[Source code of charts]
---*---

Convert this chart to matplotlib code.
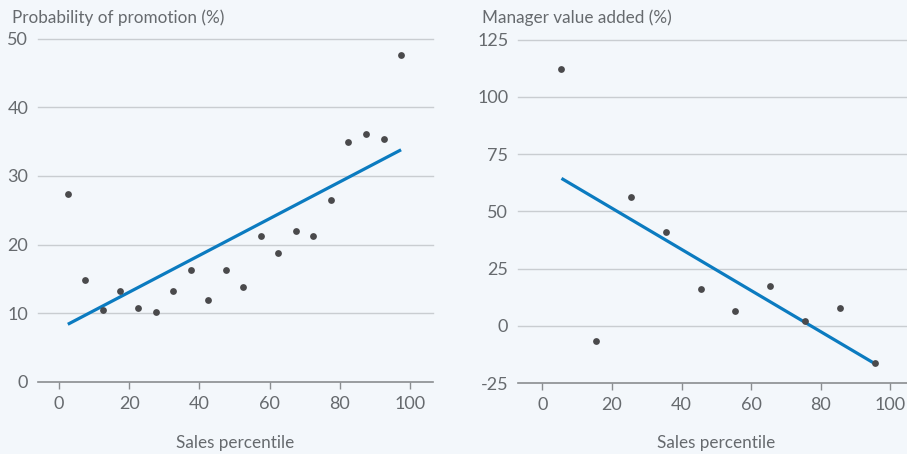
import matplotlib
matplotlib.use("Agg")
import matplotlib.pyplot as plt
import numpy as np

# ---- data ----
promo_x = [2.5, 7.5, 12.5, 17.5, 22.5, 27.5, 32.5, 37.5, 42.5, 47.5,
           52.5, 57.5, 62.5, 67.5, 72.5, 77.5, 82.5, 87.5, 92.5, 97.5]
promo_y = [27.3, 14.9, 10.5, 13.2, 10.8, 10.2, 13.2, 16.3, 11.9, 16.3,
           13.8, 21.2, 18.75, 22.0, 21.2, 26.5, 35.0, 36.1, 35.3, 47.6]
promo_fit_x = [2.5, 97.5]
promo_fit_y = [8.4, 33.8]

value_x = [5.5, 15.5, 25.5, 35.5, 45.5, 55.5, 65.5, 75.5, 85.5, 95.5]
value_y = [112.0, -6.6, 56.2, 40.9, 15.9, 6.4, 17.2, 1.9, 7.6, -16.3]
value_fit_x = [5.5, 95.5]
value_fit_y = [64.4, -16.5]

left_title = "Probability of promotion (%)"
right_title = "Manager value added (%)"
x_label = "Sales percentile"
x_ticks = [0, 20, 40, 60, 80, 100]
left_yticks = [0, 10, 20, 30, 40, 50]
right_yticks = [-25, 0, 25, 50, 75, 100, 125]

# ---- style ----
BG = "#f3f7fb"
TXT = "#666a6e"
GRID = "#c9cdd1"
AXIS = "#8a8d90"
DOT = "#4a4a4c"
LINE = "#0b7bc0"
plt.rcParams["font.family"] = ["Lato", "DejaVu Sans"]
plt.rcParams["axes.unicode_minus"] = False
FS = 12.3
TFS = 13

fig = plt.figure(figsize=(9.07, 4.54), dpi=100, facecolor=BG)

def style(ax, xlim, ylim, yticks):
    ax.set_facecolor(BG)
    ax.set_xlim(*xlim)
    ax.set_ylim(*ylim)
    ax.set_xticks(x_ticks)
    ax.set_yticks(yticks)
    for s in ["top", "right", "left"]:
        ax.spines[s].set_visible(False)
    ax.spines["bottom"].set_color(AXIS)
    ax.spines["bottom"].set_linewidth(1.2)
    ax.tick_params(axis="x", colors=AXIS, labelcolor=TXT, length=5, width=1,
                   labelsize=TFS, pad=5)
    ax.tick_params(axis="y", length=0, labelcolor=TXT, labelsize=TFS, pad=7)
    for yv in yticks[1:]:
        ax.axhline(yv, color=GRID, lw=1.0, zorder=0, clip_on=False)

ax1 = fig.add_axes([38/907, 1-382/454, (433-38)/907, (382-38.5)/454])
style(ax1, (-6.0, 106.6), (0, 50), left_yticks)
ax1.plot(promo_fit_x, promo_fit_y, color=LINE, lw=2.3, zorder=2, solid_capstyle="butt")
ax1.scatter(promo_x, promo_y, s=24, color=DOT, zorder=3, linewidths=0)

ax2 = fig.add_axes([518/907, 1-383/454, (907-518)/907, (383-39.7)/454])
style(ax2, (-7.0, 104.8), (-25, 125), right_yticks)
ax2.plot(value_fit_x, value_fit_y, color=LINE, lw=2.3, zorder=2, solid_capstyle="butt")
ax2.scatter(value_x, value_y, s=24, color=DOT, zorder=3, linewidths=0)

fig.text(12/907, 1-18/454, left_title, color=TXT, fontsize=FS, va="center", ha="left")
fig.text(482/907, 1-18/454, right_title, color=TXT, fontsize=FS, va="center", ha="left")
fig.text(235/907, 1-443/454, x_label, color=TXT, fontsize=FS, va="center", ha="center")
fig.text(716/907, 1-443/454, x_label, color=TXT, fontsize=FS, va="center", ha="center")

fig.savefig("out.png", dpi=100, facecolor=BG)
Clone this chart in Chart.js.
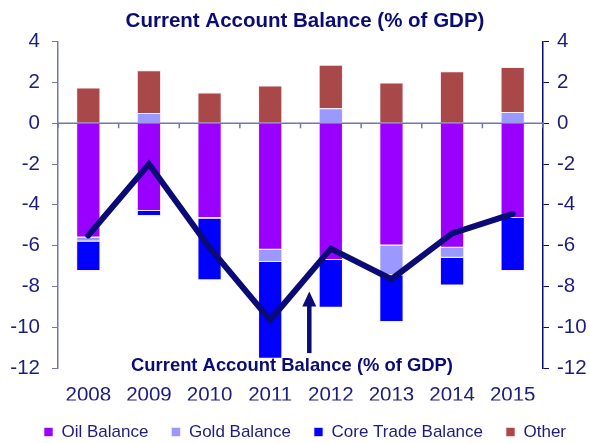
<!DOCTYPE html>
<html>
<head>
<meta charset="utf-8">
<script src="https://cdn.jsdelivr.net/npm/chart.js@4/dist/chart.umd.min.js"></script>
<style>
  body { margin: 0; background: #fff; }
  #wrap { width: 590px; height: 443px; }
</style>
</head>
<body>
<div id="wrap"><canvas id="chart" width="590" height="443"></canvas></div>
<script>
const years = ['2008', '2009', '2010', '2011', '2012', '2013', '2014', '2015'];
const oilBalance = [-5.6, -4.3, -4.65, -6.2, -6.7, -6.0, -6.1, -4.65];
const goldBalance = [-0.2, 0.5, -0.05, -0.6, 0.73, -1.45, -0.5, 0.55];
const coreTradeBalance = [-1.45, -0.25, -3.0, -4.75, -2.35, -2.3, -1.35, -2.6];
const otherBalance = [1.75, 2.1, 1.5, 1.85, 2.13, 2.0, 2.55, 2.2];
const currentAccount = [-5.5, -2.0, -6.1, -9.65, -6.15, -7.65, -5.4, -4.45];

const navy = '#0b0b78';
const textColor = '#1c1c7c';
const axisColor = '#7474b4';
const font = 'Liberation Sans, Arial, sans-serif';

// zero line with small tick marks between the categories, plus the arrow note
const extras = {
  id: 'extras',
  afterDatasetsDraw(chart) {
    const { ctx, chartArea, scales } = chart;
    const x = scales.x, y = scales.y;
    const y0 = y.getPixelForValue(0);
    const step = x.getPixelForValue(1) - x.getPixelForValue(0);
    ctx.save();
    ctx.strokeStyle = axisColor;
    ctx.lineWidth = 1.5;
    ctx.beginPath();
    ctx.moveTo(chartArea.left, y0);
    ctx.lineTo(chartArea.right, y0);
    for (let i = 0; i <= years.length; i++) {
      const px = x.getPixelForValue(0) - step / 2 + i * step;
      ctx.moveTo(px, y0);
      ctx.lineTo(px, y0 + 5);
    }
    ctx.stroke();
    ctx.restore();
  },
  afterDraw(chart) {
    const { ctx, scales } = chart;
    const x = scales.x, y = scales.y;
    const step = x.getPixelForValue(1) - x.getPixelForValue(0);
    const ax = x.getPixelForValue(3) + step * 0.645;
    const tip = y.getPixelForValue(-8.25);
    const base = y.getPixelForValue(-11.27);
    ctx.save();
    ctx.strokeStyle = navy;
    ctx.fillStyle = navy;
    ctx.lineWidth = 4.5;
    ctx.beginPath();
    ctx.moveTo(ax, base);
    ctx.lineTo(ax, tip + 12);
    ctx.stroke();
    ctx.beginPath();
    ctx.moveTo(ax, tip);
    ctx.lineTo(ax - 7, tip + 15);
    ctx.lineTo(ax + 7, tip + 15);
    ctx.closePath();
    ctx.fill();
    ctx.font = 'bold 18.4px ' + font;
    ctx.textAlign = 'center';
    ctx.textBaseline = 'middle';
    ctx.fillText('Current Account Balance (% of GDP)', x.getPixelForValue(3) + step * 0.36, y.getPixelForValue(-11.9));
    ctx.restore();
  }
};

const barBorder = 'rgba(255,230,240,0.7)';

new Chart(document.getElementById('chart'), {
  data: {
    labels: years,
    datasets: [
      { type: 'line', label: 'Current Account Balance', data: currentAccount, borderColor: navy,
        borderWidth: 6, pointRadius: 0, tension: 0, borderJoinStyle: 'miter', borderCapStyle: 'round',
        order: 0, stack: 'line' },
      { type: 'bar', label: 'Oil Balance', data: oilBalance, backgroundColor: '#9900ff',
        borderColor: barBorder, borderWidth: 1, order: 1, stack: 'a' },
      { type: 'bar', label: 'Gold Balance', data: goldBalance, backgroundColor: '#9999ff',
        borderColor: barBorder, borderWidth: 1, order: 1, stack: 'a' },
      { type: 'bar', label: 'Core Trade Balance', data: coreTradeBalance, backgroundColor: '#0000ff',
        borderColor: barBorder, borderWidth: 1, order: 1, stack: 'a' },
      { type: 'bar', label: 'Other', data: otherBalance, backgroundColor: '#a84848',
        borderColor: barBorder, borderWidth: 1, order: 1, stack: 'a' }
    ]
  },
  options: {
    responsive: false,
    animation: false,
    categoryPercentage: 1,
    barPercentage: 0.4,
    layout: { padding: { left: 10, right: -10, top: 0, bottom: -7.5 } },
    plugins: {
      title: {
        display: true,
        text: 'Current Account Balance (% of GDP)',
        color: navy,
        font: { family: font, size: 20.5, weight: 'bold' },
        padding: { top: 9, bottom: 8 }
      },
      legend: {
        position: 'bottom',
        labels: {
          filter: item => item.text !== 'Current Account Balance',
          color: textColor,
          boxWidth: 9,
          boxHeight: 9,
          padding: 23,
          font: { family: font, size: 17 }
        }
      },
      tooltip: { enabled: false }
    },
    scales: {
      x: {
        stacked: true,
        grid: { display: false, drawTicks: true, tickLength: 15 },
        border: { display: false },
        ticks: { color: textColor, font: { family: font, size: 20.5 }, padding: 0 },
        afterFit: scale => { scale.height = 32.5; }
      },
      y: {
        stacked: true,
        position: 'left',
        min: -12, max: 4,
        ticks: { stepSize: 2, color: textColor, font: { family: font, size: 20.5 }, padding: 12 },
        grid: { drawOnChartArea: false, drawTicks: true, tickLength: 6, color: axisColor },
        border: { color: axisColor, width: 1.5 },
        afterFit: scale => { scale.width = 48; }
      },
      y2: {
        position: 'right',
        min: -12, max: 4,
        ticks: { stepSize: 2, color: textColor, font: { family: font, size: 20.5 }, padding: 8 },
        grid: { drawOnChartArea: false, drawTicks: true, tickLength: 6, color: navy },
        border: { color: navy, width: 1.5 },
        afterFit: scale => { scale.width = 57; }
      }
    }
  },
  plugins: [extras]
});
</script>
</body>
</html>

---*---

WRITTEN EXERCISE ->
Emit the lines of the material exactly, from its first line to the line containing "import numpy as np", inclusive; leave every picture out.

RESULT FOR THIS TASK ->
Convert this chart to matplotlib code.
import matplotlib
matplotlib.use("Agg")
import matplotlib.pyplot as plt
import numpy as np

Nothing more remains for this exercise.